SYDNEY/HONG KONG – A dramatic slide in gold prices this week threatens to squash a run of mining mergers and acquisitions just as momentum in the sector was picking up.
Mining executives and fund managers warn predators will turn more cautious before splashing out cash or approving capital raisings, at least until bullion shows signs of stabilising.
The value of completed gold mining mergers and acquisitions so far this year has reached $3.2 billion, compared with $4.4 billion for all of 2014, according to Reuters data.
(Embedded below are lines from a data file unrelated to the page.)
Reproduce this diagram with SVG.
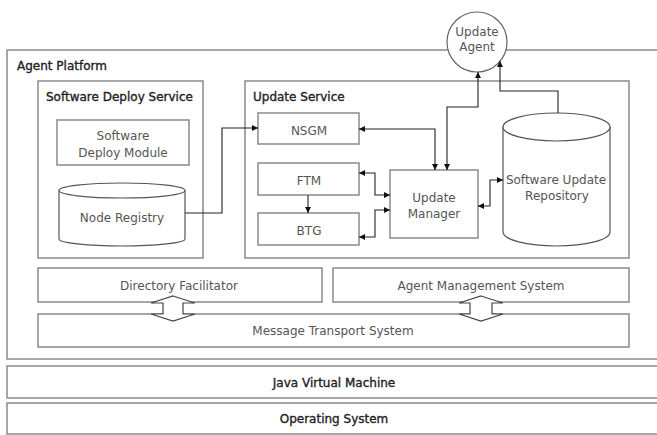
<svg xmlns="http://www.w3.org/2000/svg" width="657" height="435" viewBox="0 0 657 435">
  <style>
    .box { fill: #fff; stroke: #8a8a8a; stroke-width: 1.5; }
    .cyl { fill: #fff; stroke: #555; stroke-width: 1.2; }
    .wire { fill: none; stroke: #222; stroke-width: 1.1; }
    .blk { fill: #fff; stroke: #444; stroke-width: 1.2; stroke-linejoin: miter; }
    .lbl { font-family: "DejaVu Sans", "Liberation Sans", sans-serif; font-size: 12px; fill: #555; text-anchor: middle; }
    .ttl { font-family: "DejaVu Sans", "Liberation Sans", sans-serif; font-size: 12px; fill: #222; stroke: #222; stroke-width: 0.35; }
  </style>
  <defs>
    <marker id="ah" viewBox="0 0 10 10" refX="10" refY="5" markerWidth="6" markerHeight="6" markerUnits="userSpaceOnUse" orient="auto-start-reverse">
      <path d="M0,0 L10,5 L0,10 z" fill="#111"/>
    </marker>
  </defs>

  <rect width="657" height="435" fill="#fff"/>

  <!-- platform layers -->
  <g id="agent-platform">
    <rect class="box" x="7" y="50" width="662" height="309"/>
    <text class="ttl" x="17" y="70" font-size="13">Agent Platform</text>
  </g>
  <g id="jvm">
    <rect class="box" x="7" y="366" width="662" height="32"/>
    <text class="ttl" x="334" y="387" font-size="13" text-anchor="middle">Java Virtual Machine</text>
  </g>
  <g id="os">
    <rect class="box" x="7" y="403" width="662" height="31"/>
    <text class="ttl" x="334" y="423" font-size="13" text-anchor="middle">Operating System</text>
  </g>

  <!-- services -->
  <g id="software-deploy-service">
    <rect class="box" x="38" y="81" width="165" height="177"/>
    <text class="ttl" x="46" y="101">Software Deploy Service</text>
  </g>
  <g id="software-deploy-module">
    <rect class="box" x="57" y="120" width="132" height="45"/>
    <text class="lbl" x="123" y="140">Software</text>
    <text class="lbl" x="123" y="157">Deploy Module</text>
  </g>
  <g id="node-registry">
    <path class="cyl" d="M59,190.5 L59,239 A63,7 0 0 0 185,239 L185,190.5"/>
    <ellipse class="cyl" cx="122" cy="190.5" rx="63" ry="7.5"/>
    <text class="lbl" x="122" y="222">Node Registry</text>
  </g>

  <g id="update-service">
    <rect class="box" x="245" y="81" width="384" height="177"/>
    <text class="ttl" x="253" y="101">Update Service</text>
  </g>
  <g id="nsgm">
    <rect class="box" x="258" y="113" width="101" height="31"/>
    <text class="lbl" x="309" y="135">NSGM</text>
  </g>
  <g id="ftm">
    <rect class="box" x="258" y="163" width="101" height="32"/>
    <text class="lbl" x="309" y="185">FTM</text>
  </g>
  <g id="btg">
    <rect class="box" x="258" y="213" width="101" height="32"/>
    <text class="lbl" x="309" y="235">BTG</text>
  </g>
  <g id="update-manager">
    <rect class="box" x="390" y="170" width="88" height="68"/>
    <text class="lbl" x="434" y="202">Update</text>
    <text class="lbl" x="434" y="218">Manager</text>
  </g>
  <g id="software-update-repository">
    <path class="cyl" d="M503,127 L503,232 A53.5,14 0 0 0 610,232 L610,127"/>
    <ellipse class="cyl" cx="556.5" cy="127" rx="53.5" ry="14"/>
    <text class="lbl" x="556" y="184" font-size="11.5">Software Update</text>
    <text class="lbl" x="557" y="200" font-size="11.5">Repository</text>
  </g>

  <g id="update-agent">
    <circle cx="477" cy="42" r="30" fill="#fff" stroke="#666" stroke-width="1.2"/>
    <text class="lbl" x="477" y="36">Update</text>
    <text class="lbl" x="477" y="51">Agent</text>
  </g>

  <!-- platform services -->
  <g id="directory-facilitator">
    <rect class="box" x="38" y="268" width="284" height="34"/>
    <text class="lbl" x="179" y="290">Directory Facilitator</text>
  </g>
  <g id="agent-management-system">
    <rect class="box" x="333" y="268" width="296" height="34"/>
    <text class="lbl" x="481" y="290">Agent Management System</text>
  </g>
  <g id="message-transport-system">
    <rect class="box" x="38" y="314" width="591" height="33"/>
    <text class="lbl" x="333" y="335">Message Transport System</text>
  </g>

  <!-- connectors -->
  <g id="connectors">
    <path class="wire" d="M185,213 H222 V128 H258" marker-end="url(#ah)"/>
    <path class="wire" d="M359,129 H435 V170" marker-start="url(#ah)" marker-end="url(#ah)"/>
    <path class="wire" d="M447,170 V107 H478 V72" marker-start="url(#ah)" marker-end="url(#ah)"/>
    <path class="wire" d="M558,113 V91 H500 V61" marker-end="url(#ah)"/>
    <path class="wire" d="M359,173 H375 V195 H390" marker-start="url(#ah)" marker-end="url(#ah)"/>
    <path class="wire" d="M390,210 H375 V237 H359" marker-start="url(#ah)" marker-end="url(#ah)"/>
    <path class="wire" d="M478,206 H490 V180 H503" marker-start="url(#ah)" marker-end="url(#ah)"/>
    <path class="wire" d="M308,195 V213" marker-end="url(#ah)"/>
    <polygon class="blk" points="173,296 195,303 183,303 183,314 195,314 173,321 151,314 163,314 163,303 151,303"/>
    <polygon class="blk" points="481,296 503,303 492,303 492,314 503,314 481,321 459,314 470,314 470,303 459,303"/>
  </g>
</svg>
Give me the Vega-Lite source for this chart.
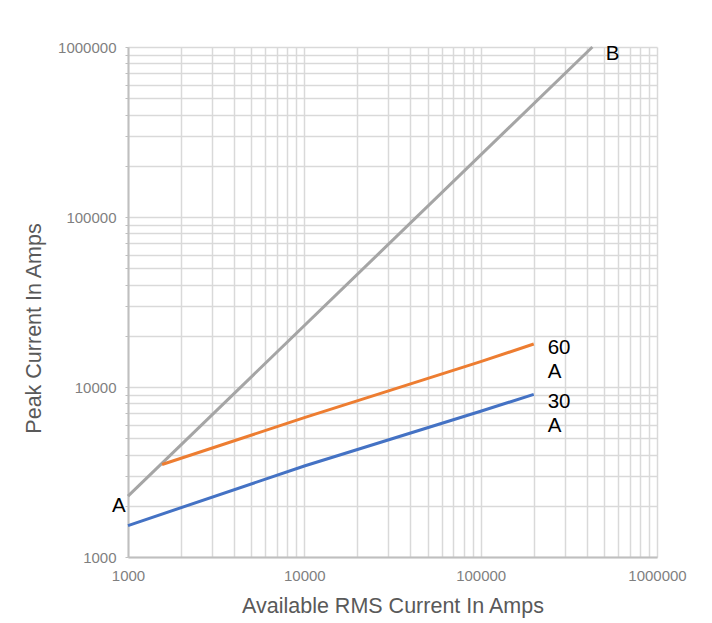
{
  "$schema": "https://vega.github.io/schema/vega-lite/v6.json",
  "width": 529,
  "height": 510,
  "autosize": "none",
  "padding": {"left": 128, "top": 47, "right": 55, "bottom": 66},
  "background": "white",
  "config": {
    "font": "Liberation Sans",
    "view": {"stroke": null},
    "axis": {
      "gridColor": "#d9d9d9",
      "gridWidth": 1.5,
      "domainColor": "#bfbfbf",
      "domainWidth": 2,
      "tickColor": "#bfbfbf",
      "labelColor": "#7f7f7f",
      "labelFontSize": 15,
      "labelFont": "Liberation Sans",
      "titleColor": "#595959",
      "titleFontSize": 21.5,
      "titleFontWeight": "normal",
      "titleFont": "Liberation Sans",
      "labelOverlap": false,
      "labelFlush": false
    }
  },
  "datasets": {
    "lines": [
      {"series": "B", "rms": 1000, "peak": 2280},
      {"series": "B", "rms": 430000, "peak": 1000000},
      {"series": "60 A", "rms": 1560, "peak": 3500},
      {"series": "60 A", "rms": 10000, "peak": 6600},
      {"series": "60 A", "rms": 100000, "peak": 14100},
      {"series": "60 A", "rms": 200000, "peak": 17900},
      {"series": "30 A", "rms": 1000, "peak": 1530},
      {"series": "30 A", "rms": 10000, "peak": 3430},
      {"series": "30 A", "rms": 100000, "peak": 7200},
      {"series": "30 A", "rms": 200000, "peak": 9050}
    ],
    "labels": [
      {"text": ["60", "A"], "rms": 240000, "peak": 15700, "side": "right"},
      {"text": ["30", "A"], "rms": 240000, "peak": 7570, "side": "right"},
      {"text": ["B"], "rms": 512000, "peak": 836000, "side": "right"},
      {"text": ["A"], "rms": 970, "peak": 1830, "side": "left"}
    ]
  },
  "layer": [
    {
      "data": {"name": "lines"},
      "mark": {"type": "line", "strokeWidth": 3, "clip": false},
      "encoding": {
        "x": {
          "field": "rms", "type": "quantitative",
          "scale": {"type": "log", "domain": [1000, 1000000], "nice": false},
          "axis": {
            "title": "Available RMS Current In Amps",
            "values": [1000,2000,3000,4000,5000,6000,7000,8000,9000,10000,20000,30000,40000,50000,60000,70000,80000,90000,100000,200000,300000,400000,500000,600000,700000,800000,900000,1000000],
            "format": "d",
            "labelExpr": "indexof(['1000','10000','100000','1000000'], datum.label) >= 0 ? datum.label : ''",
            "ticks": false,
            "labelPadding": 11,
            "titleY": 49,
            "titleBaseline": "middle"
          }
        },
        "y": {
          "field": "peak", "type": "quantitative",
          "scale": {"type": "log", "domain": [1000, 1000000], "nice": false},
          "axis": {
            "title": "Peak Current In Amps",
            "values": [1000,2000,3000,4000,5000,6000,7000,8000,9000,10000,20000,30000,40000,50000,60000,70000,80000,90000,100000,200000,300000,400000,500000,600000,700000,800000,900000,1000000],
            "format": "d",
            "labelExpr": "indexof(['1000','10000','100000','1000000'], datum.label) >= 0 ? datum.label : ''",
            "ticks": true,
            "tickSize": 3,
            "labelPadding": 9,
            "titleX": -94,
            "titleY": 281,
            "titleBaseline": "middle",
            "titleAlign": "center"
          }
        },
        "color": {
          "field": "series", "type": "nominal",
          "scale": {"domain": ["B", "60 A", "30 A"], "range": ["#a5a5a5", "#ed7d31", "#4472c4"]},
          "legend": null
        }
      }
    },
    {
      "data": {"name": "labels"},
      "transform": [{"filter": "datum.side == 'right'"}],
      "mark": {"type": "text", "align": "left", "baseline": "alphabetic", "fontSize": 20.5, "lineHeight": 24, "color": "#000000", "font": "Liberation Sans"},
      "encoding": {
        "x": {"field": "rms", "type": "quantitative"},
        "y": {"field": "peak", "type": "quantitative"},
        "text": {"field": "text"}
      }
    },
    {
      "data": {"name": "labels"},
      "transform": [{"filter": "datum.side == 'left'"}],
      "mark": {"type": "text", "align": "right", "baseline": "alphabetic", "fontSize": 20.5, "color": "#000000", "font": "Liberation Sans"},
      "encoding": {
        "x": {"field": "rms", "type": "quantitative"},
        "y": {"field": "peak", "type": "quantitative"},
        "text": {"field": "text"}
      }
    }
  ]
}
Gold this week took its sharpest dive since September 2013, landing at $1,088 per ounce, a five-year low. That sent key indices measuring the health of gold mining companies crashing in its wake.
The Australian and Canadian indices fell 11 percent each, while the Johannesburg Stock Exchange gold index dropped 12 percent.
“There’s still an appetite to grow through M&A (mergers and acquisitions)” said Hedley Widdup, a fund manager at Melbourne-based Lion Selection Group, which invests in small mining companies and explorers.
“The issue now is shareholders and funds providers will be looking at the gold price and wondering about valuation,” Widdup said.
John Tivey, a partner at law firm White & Case in Hong Kong, said gold price volatility was a setback for deal-making as it made it hard to agree on valuations.